STATED TASK =>
From the records below, extract all the text exactly and leave the images behind.

— Begin MATERIAL —

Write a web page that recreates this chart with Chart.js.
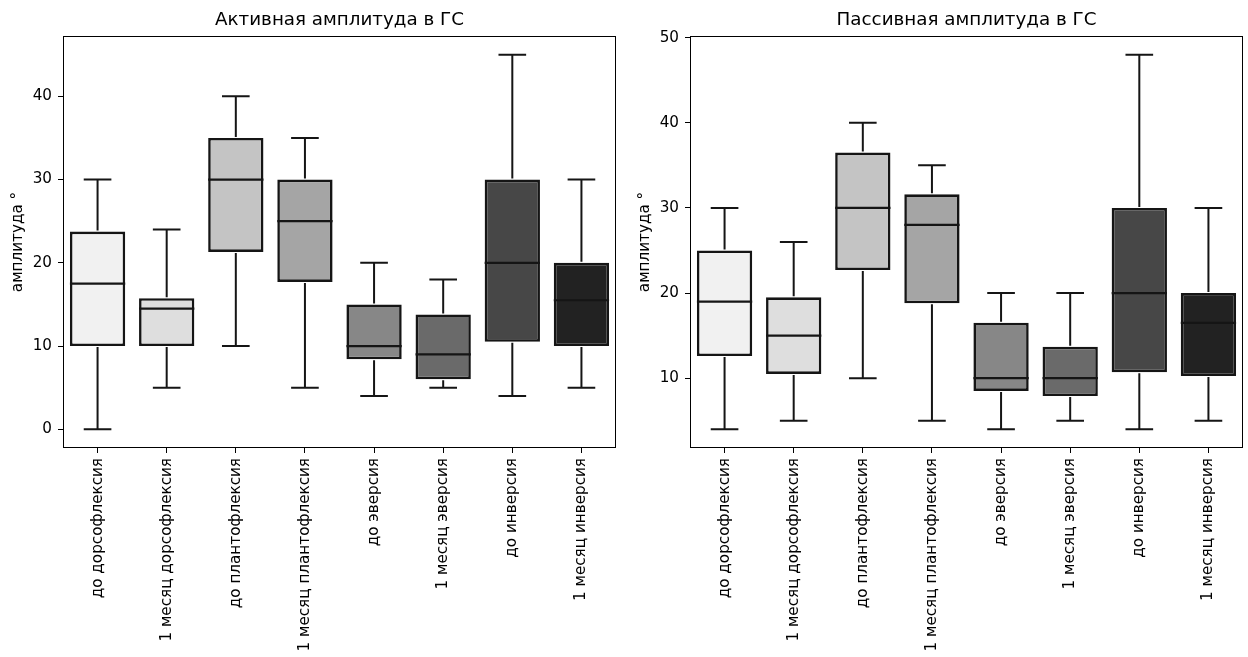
<!DOCTYPE html>
<html><head><meta charset="utf-8">
<script src="https://cdn.jsdelivr.net/npm/chart.js@4"></script>
<style>
html,body{margin:0;padding:0;background:#fff;}
#wrap{position:relative;width:1248px;height:657px;overflow:hidden;}
canvas{position:absolute;top:0;}
</style></head><body>
<div id="wrap">
<canvas id="c1" width="624" height="657" style="left:0"></canvas>
<canvas id="c2" width="624" height="657" style="left:624px"></canvas>
</div>
<script>
const categories = ['до дорсофлексия','1 месяц дорсофлексия','до плантофлексия','1 месяц плантофлексия','до эверсия','1 месяц эверсия','до инверсия','1 месяц инверсия'];

// Активная амплитуда
const activeLow  = [0, 5, 10, 5, 4, 5, 4, 5];
const activeQ1   = [10, 10, 21.3, 17.7, 8.4, 6, 10.5, 10];
const activeMed  = [17.5, 14.5, 30, 25, 10, 9, 20, 15.5];
const activeQ3   = [23.75, 15.75, 35, 30, 15, 13.8, 30, 20];
const activeHigh = [30, 24, 40, 35, 20, 18, 45, 30];
const activeTicks = [0, 10, 20, 30, 40];

// Пассивная амплитуда
const passiveLow  = [4, 5, 10, 5, 4, 5, 4, 5];
const passiveQ1   = [12.6, 10.5, 22.7, 18.8, 8.5, 7.9, 10.7, 10.25];
const passiveMed  = [19, 15, 30, 28, 10, 10, 20, 16.5];
const passiveQ3   = [25, 19.5, 36.5, 31.6, 16.5, 13.7, 30, 20];
const passiveHigh = [30, 26, 40, 35, 20, 20, 48, 30];
const passiveTicks = [10, 20, 30, 40, 50];

const palette = ['#f1f1f1','#dedede','#c4c4c4','#a5a5a5','#878787','#6a6a6a','#474747','#222222'];
const lineColor = '#151515';

Chart.defaults.font.family = "'DejaVu Sans', sans-serif";
Chart.defaults.color = '#000';

const boxExtras = {
  id: 'boxExtras',
  afterDatasetsDraw(chart, args, opts) {
    const {ctx, chartArea, scales: {x, y}} = chart;
    const meta = chart.getDatasetMeta(0);
    const s = opts.stats;
    ctx.save();
    ctx.strokeStyle = lineColor;
    meta.data.forEach((bar, i) => {
      const cx = x.getPixelForValue(i);
      const hw = bar.width / 2;
      const cw = hw * 0.5;
      const yl = y.getPixelForValue(s.low[i]);
      const yq1 = y.getPixelForValue(s.q1[i]);
      const ym = y.getPixelForValue(s.med[i]);
      const yq3 = y.getPixelForValue(s.q3[i]);
      const yh = y.getPixelForValue(s.high[i]);
      ctx.lineWidth = 2;
      ctx.beginPath();
      ctx.moveTo(cx, yq1 + 1); ctx.lineTo(cx, yl);
      ctx.moveTo(cx, yq3 - 1); ctx.lineTo(cx, yh);
      ctx.moveTo(cx - cw, yl); ctx.lineTo(cx + cw, yl);
      ctx.moveTo(cx - cw, yh); ctx.lineTo(cx + cw, yh);
      ctx.stroke();
      ctx.lineWidth = 2.2;
      ctx.beginPath();
      ctx.moveTo(cx - hw, ym); ctx.lineTo(cx + hw, ym);
      ctx.stroke();
    });
    ctx.lineWidth = 1;
    ctx.strokeStyle = '#000';
    const l = Math.round(chartArea.left) + 0.5, t = Math.round(chartArea.top) + 0.5;
    const r = Math.round(chartArea.right) - 0.5, b = Math.round(chartArea.bottom) - 0.5;
    ctx.strokeRect(l, t, r - l, b - t);
    ctx.restore();
  }
};

function makeChart(id, title, low, q1, med, q3, high, ticks, yMin, yMax, yWidth, padRight, yTitlePad) {
  return new Chart(document.getElementById(id), {
    type: 'bar',
    data: {
      labels: categories,
      datasets: [{
        data: q1.map((v, i) => [v, q3[i]]),
        backgroundColor: palette,
        borderColor: lineColor,
        borderWidth: 2.6,
        borderSkipped: false,
        categoryPercentage: 0.8,
        barPercentage: 1.0
      }]
    },
    options: {
      responsive: false,
      animation: false,
      layout: {padding: {left: 0, right: padRight, top: 0, bottom: 0}},
      plugins: {
        legend: {display: false},
        tooltip: {enabled: false},
        title: {
          display: true, text: title, fullSize: false,
          font: {size: 18.3, weight: 'normal'},
          padding: {top: 9, bottom: 5}, color: '#000'
        },
        boxExtras: {stats: {low, q1, med, q3, high}}
      },
      scales: {
        x: {
          type: 'category',
          offset: true,
          grid: {display: true, drawOnChartArea: false, drawTicks: true, tickLength: 5, offset: false, color: '#000'},
          border: {display: false},
          ticks: {font: {size: 15.2}, color: '#000', maxRotation: 90, minRotation: 90, autoSkip: false, padding: 5},
          afterFit(scale) { scale.height = 209; }
        },
        y: {
          min: yMin, max: yMax,
          grid: {display: true, drawOnChartArea: false, drawTicks: true, tickLength: 5, color: '#000'},
          border: {display: false},
          ticks: {font: {size: 15.2}, color: '#000', padding: 6},
          afterBuildTicks(scale) { scale.ticks = ticks.map(v => ({value: v})); },
          afterFit(scale) { scale.width = yWidth; },
          title: {display: true, text: 'амплитуда °', font: {size: 15.2}, color: '#000', padding: {top: yTitlePad, bottom: 0}}
        }
      }
    },
    plugins: [boxExtras]
  });
}

makeChart('c1', 'Активная амплитуда в ГС', activeLow, activeQ1, activeMed, activeQ3, activeHigh, activeTicks, -2.25, 47.25, 63, 8, 8.5);
makeChart('c2', 'Пассивная амплитуда в ГС', passiveLow, passiveQ1, passiveMed, passiveQ3, passiveHigh, passiveTicks, 1.8, 50.2, 66, 5, 11.5);
</script>
</body></html>
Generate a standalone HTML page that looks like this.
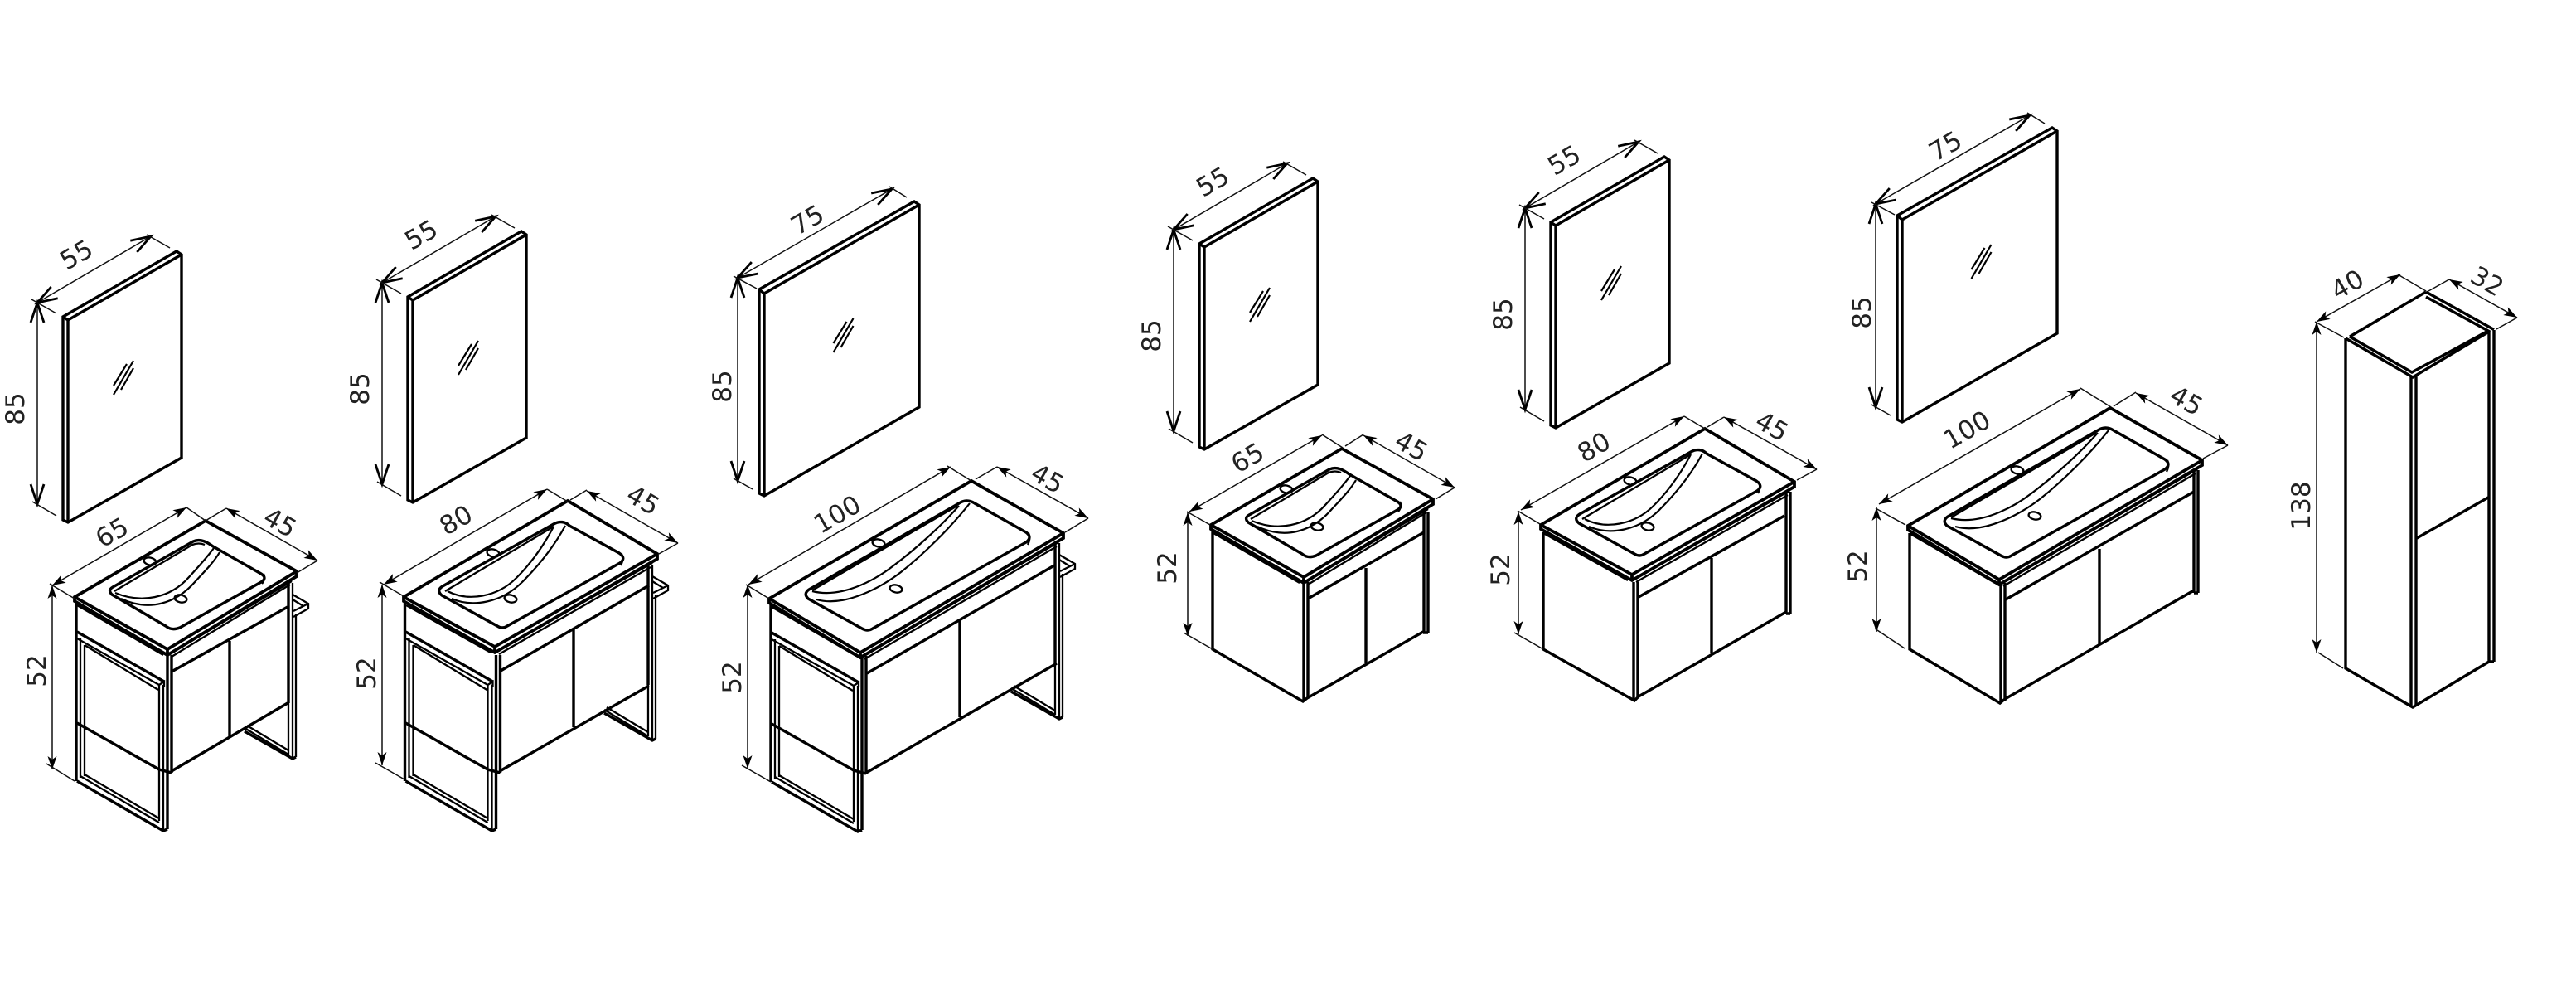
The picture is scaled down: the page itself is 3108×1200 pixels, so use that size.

— End MATERIAL —

SOLUTION TO THE EXERCISE =>
Write a web page that recreates this chart with Chart.js.
<!DOCTYPE html>
<html><head><meta charset="utf-8">
<script src="https://cdn.jsdelivr.net/npm/chart.js@4"></script>
<style>
html,body{margin:0;padding:0;background:#fff;}
#wrap{position:relative;width:1248px;height:657px;overflow:hidden;}
canvas{position:absolute;top:0;}
</style></head><body>
<div id="wrap">
<canvas id="c1" width="624" height="657" style="left:0"></canvas>
<canvas id="c2" width="624" height="657" style="left:624px"></canvas>
</div>
<script>
const categories = ['до дорсофлексия','1 месяц дорсофлексия','до плантофлексия','1 месяц плантофлексия','до эверсия','1 месяц эверсия','до инверсия','1 месяц инверсия'];

// Активная амплитуда
const activeLow  = [0, 5, 10, 5, 4, 5, 4, 5];
const activeQ1   = [10, 10, 21.3, 17.7, 8.4, 6, 10.5, 10];
const activeMed  = [17.5, 14.5, 30, 25, 10, 9, 20, 15.5];
const activeQ3   = [23.75, 15.75, 35, 30, 15, 13.8, 30, 20];
const activeHigh = [30, 24, 40, 35, 20, 18, 45, 30];
const activeTicks = [0, 10, 20, 30, 40];

// Пассивная амплитуда
const passiveLow  = [4, 5, 10, 5, 4, 5, 4, 5];
const passiveQ1   = [12.6, 10.5, 22.7, 18.8, 8.5, 7.9, 10.7, 10.25];
const passiveMed  = [19, 15, 30, 28, 10, 10, 20, 16.5];
const passiveQ3   = [25, 19.5, 36.5, 31.6, 16.5, 13.7, 30, 20];
const passiveHigh = [30, 26, 40, 35, 20, 20, 48, 30];
const passiveTicks = [10, 20, 30, 40, 50];

const palette = ['#f1f1f1','#dedede','#c4c4c4','#a5a5a5','#878787','#6a6a6a','#474747','#222222'];
const lineColor = '#151515';

Chart.defaults.font.family = "'DejaVu Sans', sans-serif";
Chart.defaults.color = '#000';

const boxExtras = {
  id: 'boxExtras',
  afterDatasetsDraw(chart, args, opts) {
    const {ctx, chartArea, scales: {x, y}} = chart;
    const meta = chart.getDatasetMeta(0);
    const s = opts.stats;
    ctx.save();
    ctx.strokeStyle = lineColor;
    meta.data.forEach((bar, i) => {
      const cx = x.getPixelForValue(i);
      const hw = bar.width / 2;
      const cw = hw * 0.5;
      const yl = y.getPixelForValue(s.low[i]);
      const yq1 = y.getPixelForValue(s.q1[i]);
      const ym = y.getPixelForValue(s.med[i]);
      const yq3 = y.getPixelForValue(s.q3[i]);
      const yh = y.getPixelForValue(s.high[i]);
      ctx.lineWidth = 2;
      ctx.beginPath();
      ctx.moveTo(cx, yq1 + 1); ctx.lineTo(cx, yl);
      ctx.moveTo(cx, yq3 - 1); ctx.lineTo(cx, yh);
      ctx.moveTo(cx - cw, yl); ctx.lineTo(cx + cw, yl);
      ctx.moveTo(cx - cw, yh); ctx.lineTo(cx + cw, yh);
      ctx.stroke();
      ctx.lineWidth = 2.2;
      ctx.beginPath();
      ctx.moveTo(cx - hw, ym); ctx.lineTo(cx + hw, ym);
      ctx.stroke();
    });
    ctx.lineWidth = 1;
    ctx.strokeStyle = '#000';
    const l = Math.round(chartArea.left) + 0.5, t = Math.round(chartArea.top) + 0.5;
    const r = Math.round(chartArea.right) - 0.5, b = Math.round(chartArea.bottom) - 0.5;
    ctx.strokeRect(l, t, r - l, b - t);
    ctx.restore();
  }
};

function makeChart(id, title, low, q1, med, q3, high, ticks, yMin, yMax, yWidth, padRight, yTitlePad) {
  return new Chart(document.getElementById(id), {
    type: 'bar',
    data: {
      labels: categories,
      datasets: [{
        data: q1.map((v, i) => [v, q3[i]]),
        backgroundColor: palette,
        borderColor: lineColor,
        borderWidth: 2.6,
        borderSkipped: false,
        categoryPercentage: 0.8,
        barPercentage: 1.0
      }]
    },
    options: {
      responsive: false,
      animation: false,
      layout: {padding: {left: 0, right: padRight, top: 0, bottom: 0}},
      plugins: {
        legend: {display: false},
        tooltip: {enabled: false},
        title: {
          display: true, text: title, fullSize: false,
          font: {size: 18.3, weight: 'normal'},
          padding: {top: 9, bottom: 5}, color: '#000'
        },
        boxExtras: {stats: {low, q1, med, q3, high}}
      },
      scales: {
        x: {
          type: 'category',
          offset: true,
          grid: {display: true, drawOnChartArea: false, drawTicks: true, tickLength: 5, offset: false, color: '#000'},
          border: {display: false},
          ticks: {font: {size: 15.2}, color: '#000', maxRotation: 90, minRotation: 90, autoSkip: false, padding: 5},
          afterFit(scale) { scale.height = 209; }
        },
        y: {
          min: yMin, max: yMax,
          grid: {display: true, drawOnChartArea: false, drawTicks: true, tickLength: 5, color: '#000'},
          border: {display: false},
          ticks: {font: {size: 15.2}, color: '#000', padding: 6},
          afterBuildTicks(scale) { scale.ticks = ticks.map(v => ({value: v})); },
          afterFit(scale) { scale.width = yWidth; },
          title: {display: true, text: 'амплитуда °', font: {size: 15.2}, color: '#000', padding: {top: yTitlePad, bottom: 0}}
        }
      }
    },
    plugins: [boxExtras]
  });
}

makeChart('c1', 'Активная амплитуда в ГС', activeLow, activeQ1, activeMed, activeQ3, activeHigh, activeTicks, -2.25, 47.25, 63, 8, 8.5);
makeChart('c2', 'Пассивная амплитуда в ГС', passiveLow, passiveQ1, passiveMed, passiveQ3, passiveHigh, passiveTicks, 1.8, 50.2, 66, 5, 11.5);
</script>
</body></html>
Generate a standalone HTML page that looks like this.
The picture is scaled down: the page itself is 3108×1200 pixels, so use that size.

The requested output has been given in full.